In the confused and confusing animated fantasy Delgo, characters voiced by Freddie Prinze Jr. and Jennifer Love Hewitt stage their own version of Romeo and Juliet while lizard-faced warriors attempt to protect the citizens of Jhamora from the forces of an exiled queen. The voicing talent assembled here is far more impressive than the story or CGI effects. The cast includes Anne Bancroft (in her final role), Malcolm McDowell, Michael Clarke Duncan, Val Kilmer, Burt Reynolds, Eric Idle, Louis Gossett Jr., Kelly Ripa Jr. and Chris Kattan. Besides commentary by the directors, the DVD pack age adds six deleted scenes, the animated short Chroma Chameleon character introductions and a pair of making-of pieces.
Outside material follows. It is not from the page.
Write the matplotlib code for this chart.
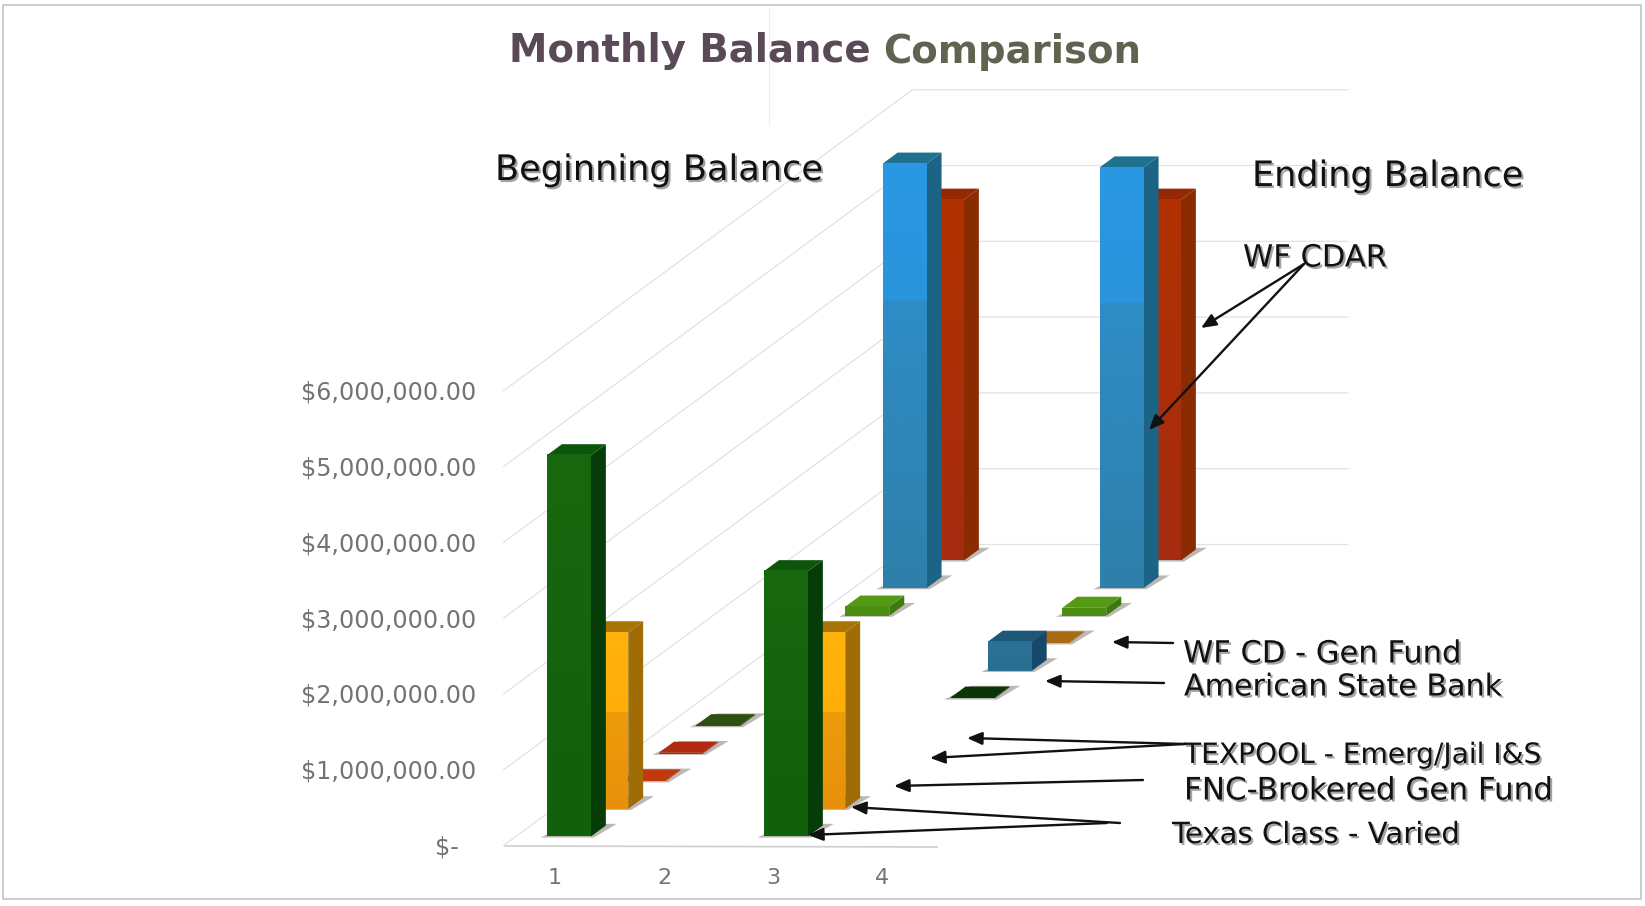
"""Monthly balance comparison, a 3D look bar chart drawn on a flat pixel canvas."""

import matplotlib
matplotlib.use("Agg")
import matplotlib.pyplot as plt
import matplotlib.patheffects as pe
import numpy as np
from matplotlib.colors import to_rgb
from matplotlib.patches import Polygon, Rectangle

categories = ["1", "2", "3", "4"]

# one list per depth row, front to back, values in dollars per category
texas_class = [5030000, 0, 3500000, 0]
fnc_brokered = [2330000, 0, 2330000, 0]
texpool_emerg = [12000, 0, 0, 0]
texpool_jail = [12000, 0, 0, 0]
texpool_is = [12000, 0, 0, 0]
american_state = [0, 0, 12000, 0]
wf_cd_small = [0, 0, 385000, 0]
wf_cd_gen = [0, 0, 12000, 0]
green_slab = [120000, 0, 105000, 0]
wf_cdar_blue = [5600000, 0, 5550000, 0]
wf_cdar_red = [4760000, 0, 4760000, 0]

rows = [texas_class, fnc_brokered, texpool_emerg, texpool_jail, texpool_is,
        american_state, wf_cd_small, wf_cd_gen, green_slab, wf_cdar_blue,
        wf_cdar_red]

y_ticks = [0, 1000000, 2000000, 3000000, 4000000, 5000000, 6000000]
y_tick_labels = ["$-", "$1,000,000.00", "$2,000,000.00", "$3,000,000.00",
                 "$4,000,000.00", "$5,000,000.00", "$6,000,000.00"]

# front stops (top to bottom), side colour, top colour for each depth row
styles = [
    ([(0, "#19680f"), (1, "#125f0c")], "#063c07", "#0c560c"),
    ([(0, "#ffb30c"), (0.45, "#ffae08"), (0.455, "#ec9c0a"), (1, "#e8900c")], "#a06c06", "#a87406"),
    ([(0, "#c4380e"), (1, "#c4380e")], "#b03008", "#c4380e"),
    ([(0, "#b02a10"), (1, "#b02a10")], "#a02408", "#b02a10"),
    ([(0, "#2f5010"), (1, "#2f5010")], "#284408", "#2f5010"),
    ([(0, "#0b3508"), (1, "#0b3508")], "#082c06", "#0b3508"),
    ([(0, "#2c7298"), (1, "#2a6e92")], "#17486c", "#1d5878"),
    ([(0, "#a86a12"), (1, "#a86a12")], "#94600e", "#a86a12"),
    ([(0, "#4c9012"), (1, "#4c8c12")], "#3c7a10", "#559a14"),
    ([(0, "#2a98e4"), (0.32, "#2a94dc"), (0.325, "#2e8cc6"), (1, "#2e80aa")], "#1c6486", "#1e7290"),
    ([(0, "#b23200"), (1, "#a62c12")], "#8a2c02", "#942802"),
]

# canvas is in image pixels, these set the oblique projection
X0, Y0 = 547.0, 836.5
CAT_DX = 108.5
ROW_DX, ROW_DY = 37.3, 27.6
PX_PER_DOLLAR = 75.8 / 1e6
BAR_W = 0.405
BAR_D = 0.4


def proj(cat, row, value=0.0):
    return (X0 + cat * CAT_DX + row * ROW_DX,
            Y0 - row * ROW_DY - value * PX_PER_DOLLAR)


def front_image(stops):
    pos = [s[0] for s in stops]
    cols = np.array([to_rgb(s[1]) for s in stops])
    t = np.linspace(0, 1, 256)
    return np.stack([np.interp(t, pos, cols[:, i]) for i in range(3)], axis=1)[:, None, :]


def draw_bar(ax, cat, row, value, style, z):
    stops, side, top = style
    shadow = [proj(cat - 0.045, row - 0.04), proj(cat + BAR_W + 0.04, row - 0.04),
              proj(cat + BAR_W + 0.08, row + BAR_D + 0.06), proj(cat + 0.03, row + BAR_D + 0.06)]
    ax.add_patch(Polygon(shadow, fc="#bdb8b4", ec="none", zorder=z))

    x0, y0 = proj(cat, row)
    x1, y1 = proj(cat + BAR_W, row, value)
    h = max(y0 - y1, 1.0)
    ax.add_patch(Polygon([proj(cat + BAR_W, row), proj(cat + BAR_W, row + BAR_D),
                          proj(cat + BAR_W, row + BAR_D, value), proj(cat + BAR_W, row, value)],
                         fc=side, ec="none", zorder=z + 0.1))
    ax.add_patch(Polygon([proj(cat, row, value), proj(cat + BAR_W, row, value),
                          proj(cat + BAR_W, row + BAR_D, value), proj(cat, row + BAR_D, value)],
                         fc=top, ec="none", zorder=z + 0.1))
    ax.imshow(front_image(stops), extent=(x0, x1, y0, y0 - h), origin="upper",
              aspect="auto", interpolation="bilinear", zorder=z + 0.2)


fig = plt.figure(figsize=(16.45, 9.06), dpi=100)
ax = fig.add_axes([0, 0, 1, 1])

# scan frame and fold line
ax.add_patch(Rectangle((3, 5), 1638, 894, fc="none", ec="#c4c4c4", lw=1.2, zorder=0))
ax.plot([769, 769], [8, 125], color="#eeeeee", lw=0.8, zorder=0)

# left diagonals and back wall grid
grid = "#e2e2e2"
for v in y_ticks:
    fx, fy = proj(-0.4, 0, v)
    fy += 9
    bx, by = fx + 409, fy - 301
    ax.plot([fx, bx, 1348], [fy, by, by], color=grid, lw=0.9, zorder=0.5)
ax.plot([505, 937], [846, 847], color="#cfcfcf", lw=1.2, zorder=0.5)

z = 2
for row in range(len(rows) - 1, -1, -1):
    for cat, value in enumerate(rows[row]):
        if value > 0:
            draw_bar(ax, cat, row, value, styles[row], z)
            z += 1

for v, lab in zip(y_ticks, y_tick_labels):
    right = 459 if v == 0 else 476
    ax.text(right, proj(0, 0, v)[1] + 11, lab, ha="right", va="center",
            fontsize=17.2, color="#737373", zorder=50)
for i, lab in enumerate(categories):
    ax.text(555 + i * 109, 878, lab, ha="center", va="center", fontsize=16,
            color="#737373", zorder=50)

ax.text(509, 51, "Monthly Balance", ha="left", va="center", fontsize=27.8,
        fontweight="bold", color="#5a4a58", zorder=50)
ax.text(883, 52, "Comparison", ha="left", va="center", fontsize=27.8,
        fontweight="bold", color="#5f6450", zorder=50)

shadow_fx = [pe.withSimplePatchShadow(offset=(1.5, -1.5), shadow_rgbFace="#666666", alpha=0.6)]
labels = [
    ("Beginning Balance", 495, 170, 25.3),
    ("Ending Balance", 1252, 176, 25.2),
    ("WF CDAR", 1243, 258, 22),
    ("WF CD - Gen Fund", 1183, 654, 22),
    ("American State Bank", 1184, 687, 21.7),
    ("TEXPOOL - Emerg/Jail I&S", 1184, 755, 20.2),
    ("FNC-Brokered Gen Fund", 1184, 791, 22.3),
    ("Texas Class - Varied", 1172, 835, 21),
]
for text, x, y, size in labels:
    ax.text(x, y, text, ha="left", va="center", fontsize=size, color="#111111",
            path_effects=shadow_fx, zorder=50)

arrows = [
    ((1304, 264), (1201, 328)), ((1304, 264), (1149, 430)),
    ((1173, 643), (1112, 642)), ((1164, 683), (1045, 681)),
    ((1185, 744), (967, 738)), ((1185, 744), (930, 758)),
    ((1143, 780), (894, 786)), ((1120, 823), (851, 807)),
    ((1107, 823), (808, 835)),
]
for start, end in arrows:
    ax.annotate("", xy=end, xytext=start, zorder=60,
                arrowprops=dict(arrowstyle="-|>,head_length=0.9,head_width=0.38",
                                color="#111111", lw=1.7, shrinkA=0, shrinkB=0))

ax.set_xlim(0, 1645)
ax.set_ylim(906, 0)
ax.axis("off")
fig.savefig("out.png", dpi=100, facecolor="white")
In the Thai gore-fest, Demon Warriors a detective decides that the only way to investigate a superior race of ghouls, Opapatikas, is to commit suicide and infiltrate them in the afterlife. (Does that work in real life?) Every time he battles the creatures, however, Detective Techitin loses a power of his own. The blood-letting is profuse, despite the Buddhist psycho-babble. - Gary Dretzka

Shadowheart


Bounty hunter James Connors (Justin Ament) is haunted by memories of the murder of his preacher father and gruesome images from the Civil War. Just as he is about to find some semblance of peace in marriage, however, an evil New Mexico land baron sets him up for a fall. His recovery is hastened by Shadowheart, who introduces him to mystical world in Navajo country.
- Gary Dretzka
Hippos and Rhinos
The Mutant Chronicles

While most people have, at one time or another, had to deal with proverbial 800-pound gorillas in their rooms, few have attempted to co-habitat with a non-metaphorical hippopotamus or rhino. The Animal Channel series Hippos and Rhinos describes the lessons learned daily by one family after they adopted a hippo named Jessica. Other shows on the DVD focus on Tatenda, a similarly domesticated rhino; wildlife conservationist Saba Douglas Hamilton and her work with black rhinos; and the pregnancy of Busch Gardens Florida's hippo, Cleo.

SciFi Channel's The Mutant Chronicles offered yet another post-apocalyptic scenario in which mutants battle superheroes. This time around, the mutants are spewed hither and yon by mechanized contraption. Monks with a strategy as to eliminate evil in the world direct the mortals in their difficult task. Meanwhile, earthlings attempt to find shelter on Mars. What the monk's posse doesn't take into account is the portability of the machine.

Also new to the TV-to-DVD scene: HBO's surprise hit series, Flight of the Conchords: The Complete Second Season in which a pair of Kiwi folk-rockers continue to invent new ways both to succeed in America and fall flat on their faces, hilariously and stylishly; and 664 minutes of The Love Boat: Season Two, Vol. 2 with such guest stars as Charo, Sonny Bono, Dr. Joyce Brothers, Raymond Burr, Bob Denver, Reggie Jackson, Tina Louise, Roddy McDowall, Anne Meara, Ethel Merman, Hayley Mills, Minnie Pearl and Martha Raye. Isn't it time for some desperate network to resurrect this series, this time with an all-teenage crew?